─── Supplied data ───

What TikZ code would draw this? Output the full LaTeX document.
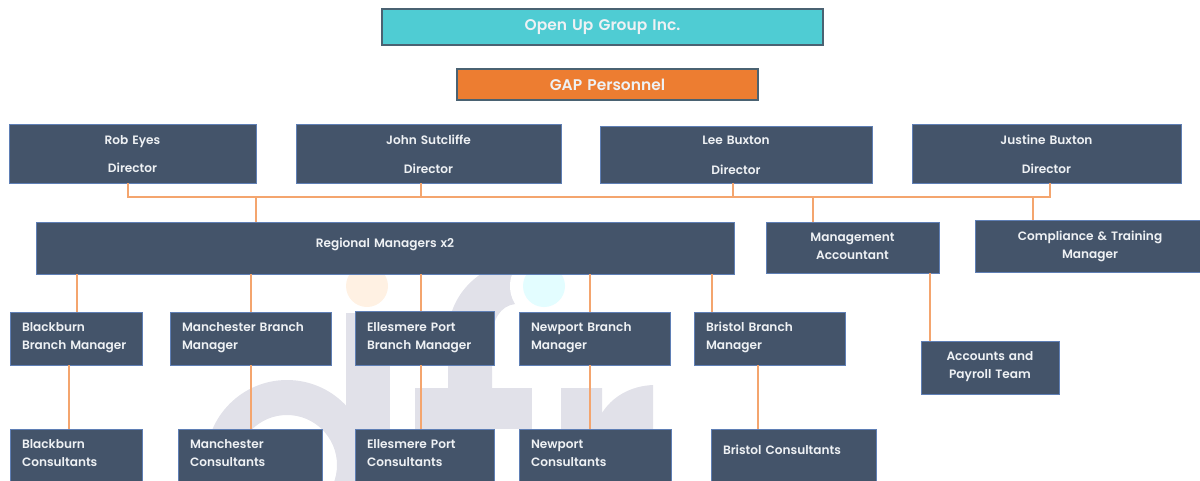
\documentclass[tikz,border=0pt]{standalone}
\usepackage{fontspec}
\setmainfont{Poppins}
\newfontfamily\boxfont{Poppins SemiBold}
\definecolor{boxfill}{HTML}{44546A}
\definecolor{boxline}{HTML}{5F7FB5}
\definecolor{tealfill}{HTML}{4FCCD3}
\definecolor{orangefill}{HTML}{ED7D31}
\definecolor{headline}{HTML}{4A6272}
\definecolor{linkcol}{HTML}{F4A56E}
\definecolor{wmgrey}{HTML}{E1E1E9}
\definecolor{wmorange}{HTML}{FFF1E3}
\definecolor{wmcyan}{HTML}{E3FDFF}
\definecolor{txt}{HTML}{EEF1F4}
\tikzset{
  basebox/.style={rectangle,outer sep=0pt,inner ysep=0pt,inner xsep=9pt,text=txt,line width=.75pt},
  staff/.style={basebox,draw=boxline,fill=boxfill,font=\boxfont\fontsize{9.1}{13.5}\selectfont},
  head/.style={basebox,draw=headline,line width=1.1pt,font=\boxfont\fontsize{11.6}{13.5}\selectfont,align=center},
  lefttext/.style={align=left},
  midtext/.style={align=center},
  tail/.style={execute at end node={\par\vspace{#1}}},
  conn/.style={draw=linkcol,line width=1pt}
}
% name, x1, y1, x2, y2, options, text (pixel box edges)
\newcommand\bx[7]{%
  \node[#6,minimum width={(#4-#2)*0.75pt},minimum height={(#5-#3)*0.75pt},
        text width={(#4-#2-24)*0.75pt}] (#1) at ({(#2+#4)/2},{(#3+#5)/2}) {#7};}
\begin{document}
\begin{tikzpicture}[x=0.75pt,y=-0.75pt]
\useasboundingbox (0,0) rectangle (1200,480);
\clip (0,0) rectangle (1200,480);
% watermark
\fill[wmgrey,even odd rule] (287,461) circle[radius=81] (287,465) circle[radius=50];
\fill[wmgrey] (346,313) rectangle (390,480);
\fill[wmgrey] (448,388) -- (448,335) .. controls (448,295) and (480,262) .. (525,260)
  -- (560,260) -- (560,300) -- (515,304) .. controls (500,306) and (492,320) .. (492,340) -- (492,388) -- cycle;
\fill[wmgrey] (415,388) rectangle (532,429);
\fill[wmgrey] (448,429) rectangle (492,480);
\fill[wmgrey] (561,388) -- (602,388) -- (602,413) .. controls (612,397) and (630,386) .. (653,385)
  -- (653,480) -- (561,480) -- cycle;
\fill[white] (544,286) circle[radius=34];
\fill[wmorange] (367,286) circle[radius=21];
\fill[wmcyan] (544,286) circle[radius=21];
% header
\bx{top}{382}{9}{823}{45}{head,fill=tealfill}{Open Up Group Inc.}
\bx{gap}{457}{69}{758}{100}{head,fill=orangefill}{GAP Personnel}
% directors
\bx{rob}{9}{124}{256}{183}{staff,midtext,tail=-1pt}{Rob Eyes\\[8pt]Director}
\bx{john}{296}{124}{561}{183}{staff,midtext,tail=-1pt}{John Sutcliffe\\[8pt]Director}
\bx{lee}{600}{126}{872}{183}{staff,midtext,tail=-1pt}{Lee Buxton\\[9pt]Director}
\bx{jus}{912}{124}{1181}{183}{staff,midtext,tail=-1pt}{Justine Buxton\\[8pt]Director}
% second level
\bx{rm}{36}{222}{734}{274}{staff,midtext,tail=6pt}{Regional Managers x2}
\bx{ma}{766}{222}{939}{273}{staff,midtext,tail=2pt}{Management\\Accountant}
\bx{ct}{975}{220}{1205}{272}{staff,midtext,tail=0pt}{Compliance \& Training\\Manager}
% branch managers
\bx{bbm}{10}{312}{142}{365}{staff,lefttext,tail=1pt}{Blackburn\\Branch Manager}
\bx{mbm}{170}{312}{331}{365}{staff,lefttext,tail=1pt}{Manchester Branch\\Manager}
\bx{ebm}{355}{311}{494}{365}{staff,lefttext,tail=1pt}{Ellesmere Port\\Branch Manager}
\bx{nbm}{519}{312}{670}{365}{staff,lefttext,tail=1pt}{Newport Branch\\Manager}
\bx{sbm}{694}{312}{845}{365}{staff,lefttext,tail=1pt}{Bristol Branch\\Manager}
\bx{apt}{921}{341}{1059}{394}{staff,midtext,tail=2pt}{Accounts and\\Payroll Team}
% consultants
\bx{bbc}{10}{429}{142}{482}{staff,lefttext,tail=4pt}{Blackburn\\Consultants}
\bx{mbc}{178}{429}{322}{482}{staff,lefttext,tail=4pt}{Manchester\\Consultants}
\bx{ebc}{355}{429}{494}{482}{staff,lefttext,tail=4pt}{Ellesmere Port\\Consultants}
\bx{nbc}{519}{429}{671}{482}{staff,lefttext,tail=3.3pt}{Newport\\Consultants}
\bx{sbc}{711}{429}{876}{482}{staff,lefttext,tail=8pt}{Bristol Consultants}
% bus
\coordinate (busl) at (128,197);
\coordinate (busr) at (1050,197);
\draw[conn] (128,0 |- rob.south) -- (busl) -- (busr) -- (1050,0 |- jus.south);
\draw[conn] (421,0 |- john.south) -- (421,0 |- busl);
\draw[conn] (733,0 |- lee.south) -- (733,0 |- busl);
\draw[conn] (256,0 |- busl) -- (256,0 |- rm.north);
\draw[conn] (813,0 |- busl) -- (813,0 |- ma.north);
\draw[conn] (1033,0 |- busl) -- (1033,0 |- ct.north);
% drops from regional managers
\draw[conn] (77,0 |- rm.south) -- (77,0 |- bbm.north);
\draw[conn] (251,0 |- rm.south) -- (251,0 |- mbm.north);
\draw[conn] (421,0 |- rm.south) -- (421,0 |- ebm.north);
\draw[conn] (590,0 |- rm.south) -- (590,0 |- nbm.north);
\draw[conn] (712,0 |- rm.south) -- (712,0 |- sbm.north);
\draw[conn] (930,0 |- ma.south) -- (930,0 |- apt.north);
% managers to consultants
\draw[conn] (69,0 |- bbm.south) -- (69,0 |- bbc.north);
\draw[conn] (251,0 |- mbm.south) -- (251,0 |- mbc.north);
\draw[conn] (421,0 |- ebm.south) -- (421,0 |- ebc.north);
\draw[conn] (590,0 |- nbm.south) -- (590,0 |- nbc.north);
\draw[conn] (758,0 |- sbm.south) -- (758,0 |- sbc.north);
\end{tikzpicture}
\end{document}
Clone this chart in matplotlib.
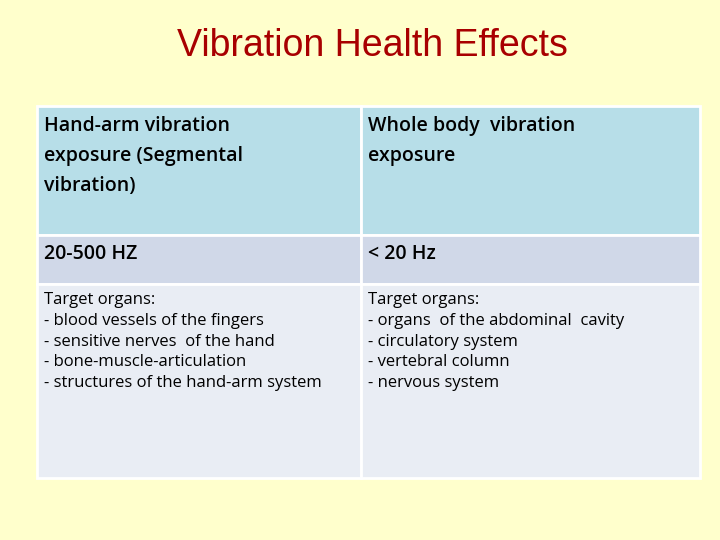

───

_Given task_. Quote everything in the listing above exactly; pictures are the only thing to omit.

_Result of the task_.
What TikZ code would draw this? Output the full LaTeX document.
\documentclass[tikz,border=0pt]{standalone}
\usepackage{fontspec}
\setmainfont{Poppins}
\newfontfamily\boxfont{Poppins SemiBold}
\definecolor{boxfill}{HTML}{44546A}
\definecolor{boxline}{HTML}{5F7FB5}
\definecolor{tealfill}{HTML}{4FCCD3}
\definecolor{orangefill}{HTML}{ED7D31}
\definecolor{headline}{HTML}{4A6272}
\definecolor{linkcol}{HTML}{F4A56E}
\definecolor{wmgrey}{HTML}{E1E1E9}
\definecolor{wmorange}{HTML}{FFF1E3}
\definecolor{wmcyan}{HTML}{E3FDFF}
\definecolor{txt}{HTML}{EEF1F4}
\tikzset{
  basebox/.style={rectangle,outer sep=0pt,inner ysep=0pt,inner xsep=9pt,text=txt,line width=.75pt},
  staff/.style={basebox,draw=boxline,fill=boxfill,font=\boxfont\fontsize{9.1}{13.5}\selectfont},
  head/.style={basebox,draw=headline,line width=1.1pt,font=\boxfont\fontsize{11.6}{13.5}\selectfont,align=center},
  lefttext/.style={align=left},
  midtext/.style={align=center},
  tail/.style={execute at end node={\par\vspace{#1}}},
  conn/.style={draw=linkcol,line width=1pt}
}
% name, x1, y1, x2, y2, options, text (pixel box edges)
\newcommand\bx[7]{%
  \node[#6,minimum width={(#4-#2)*0.75pt},minimum height={(#5-#3)*0.75pt},
        text width={(#4-#2-24)*0.75pt}] (#1) at ({(#2+#4)/2},{(#3+#5)/2}) {#7};}
\begin{document}
\begin{tikzpicture}[x=0.75pt,y=-0.75pt]
\useasboundingbox (0,0) rectangle (1200,480);
\clip (0,0) rectangle (1200,480);
% watermark
\fill[wmgrey,even odd rule] (287,461) circle[radius=81] (287,465) circle[radius=50];
\fill[wmgrey] (346,313) rectangle (390,480);
\fill[wmgrey] (448,388) -- (448,335) .. controls (448,295) and (480,262) .. (525,260)
  -- (560,260) -- (560,300) -- (515,304) .. controls (500,306) and (492,320) .. (492,340) -- (492,388) -- cycle;
\fill[wmgrey] (415,388) rectangle (532,429);
\fill[wmgrey] (448,429) rectangle (492,480);
\fill[wmgrey] (561,388) -- (602,388) -- (602,413) .. controls (612,397) and (630,386) .. (653,385)
  -- (653,480) -- (561,480) -- cycle;
\fill[white] (544,286) circle[radius=34];
\fill[wmorange] (367,286) circle[radius=21];
\fill[wmcyan] (544,286) circle[radius=21];
% header
\bx{top}{382}{9}{823}{45}{head,fill=tealfill}{Open Up Group Inc.}
\bx{gap}{457}{69}{758}{100}{head,fill=orangefill}{GAP Personnel}
% directors
\bx{rob}{9}{124}{256}{183}{staff,midtext,tail=-1pt}{Rob Eyes\\[8pt]Director}
\bx{john}{296}{124}{561}{183}{staff,midtext,tail=-1pt}{John Sutcliffe\\[8pt]Director}
\bx{lee}{600}{126}{872}{183}{staff,midtext,tail=-1pt}{Lee Buxton\\[9pt]Director}
\bx{jus}{912}{124}{1181}{183}{staff,midtext,tail=-1pt}{Justine Buxton\\[8pt]Director}
% second level
\bx{rm}{36}{222}{734}{274}{staff,midtext,tail=6pt}{Regional Managers x2}
\bx{ma}{766}{222}{939}{273}{staff,midtext,tail=2pt}{Management\\Accountant}
\bx{ct}{975}{220}{1205}{272}{staff,midtext,tail=0pt}{Compliance \& Training\\Manager}
% branch managers
\bx{bbm}{10}{312}{142}{365}{staff,lefttext,tail=1pt}{Blackburn\\Branch Manager}
\bx{mbm}{170}{312}{331}{365}{staff,lefttext,tail=1pt}{Manchester Branch\\Manager}
\bx{ebm}{355}{311}{494}{365}{staff,lefttext,tail=1pt}{Ellesmere Port\\Branch Manager}
\bx{nbm}{519}{312}{670}{365}{staff,lefttext,tail=1pt}{Newport Branch\\Manager}
\bx{sbm}{694}{312}{845}{365}{staff,lefttext,tail=1pt}{Bristol Branch\\Manager}
\bx{apt}{921}{341}{1059}{394}{staff,midtext,tail=2pt}{Accounts and\\Payroll Team}
% consultants
\bx{bbc}{10}{429}{142}{482}{staff,lefttext,tail=4pt}{Blackburn\\Consultants}
\bx{mbc}{178}{429}{322}{482}{staff,lefttext,tail=4pt}{Manchester\\Consultants}
\bx{ebc}{355}{429}{494}{482}{staff,lefttext,tail=4pt}{Ellesmere Port\\Consultants}
\bx{nbc}{519}{429}{671}{482}{staff,lefttext,tail=3.3pt}{Newport\\Consultants}
\bx{sbc}{711}{429}{876}{482}{staff,lefttext,tail=8pt}{Bristol Consultants}
% bus
\coordinate (busl) at (128,197);
\coordinate (busr) at (1050,197);
\draw[conn] (128,0 |- rob.south) -- (busl) -- (busr) -- (1050,0 |- jus.south);
\draw[conn] (421,0 |- john.south) -- (421,0 |- busl);
\draw[conn] (733,0 |- lee.south) -- (733,0 |- busl);
\draw[conn] (256,0 |- busl) -- (256,0 |- rm.north);
\draw[conn] (813,0 |- busl) -- (813,0 |- ma.north);
\draw[conn] (1033,0 |- busl) -- (1033,0 |- ct.north);
% drops from regional managers
\draw[conn] (77,0 |- rm.south) -- (77,0 |- bbm.north);
\draw[conn] (251,0 |- rm.south) -- (251,0 |- mbm.north);
\draw[conn] (421,0 |- rm.south) -- (421,0 |- ebm.north);
\draw[conn] (590,0 |- rm.south) -- (590,0 |- nbm.north);
\draw[conn] (712,0 |- rm.south) -- (712,0 |- sbm.north);
\draw[conn] (930,0 |- ma.south) -- (930,0 |- apt.north);
% managers to consultants
\draw[conn] (69,0 |- bbm.south) -- (69,0 |- bbc.north);
\draw[conn] (251,0 |- mbm.south) -- (251,0 |- mbc.north);
\draw[conn] (421,0 |- ebm.south) -- (421,0 |- ebc.north);
\draw[conn] (590,0 |- nbm.south) -- (590,0 |- nbc.north);
\draw[conn] (758,0 |- sbm.south) -- (758,0 |- sbc.north);
\end{tikzpicture}
\end{document}
Clone this chart in matplotlib.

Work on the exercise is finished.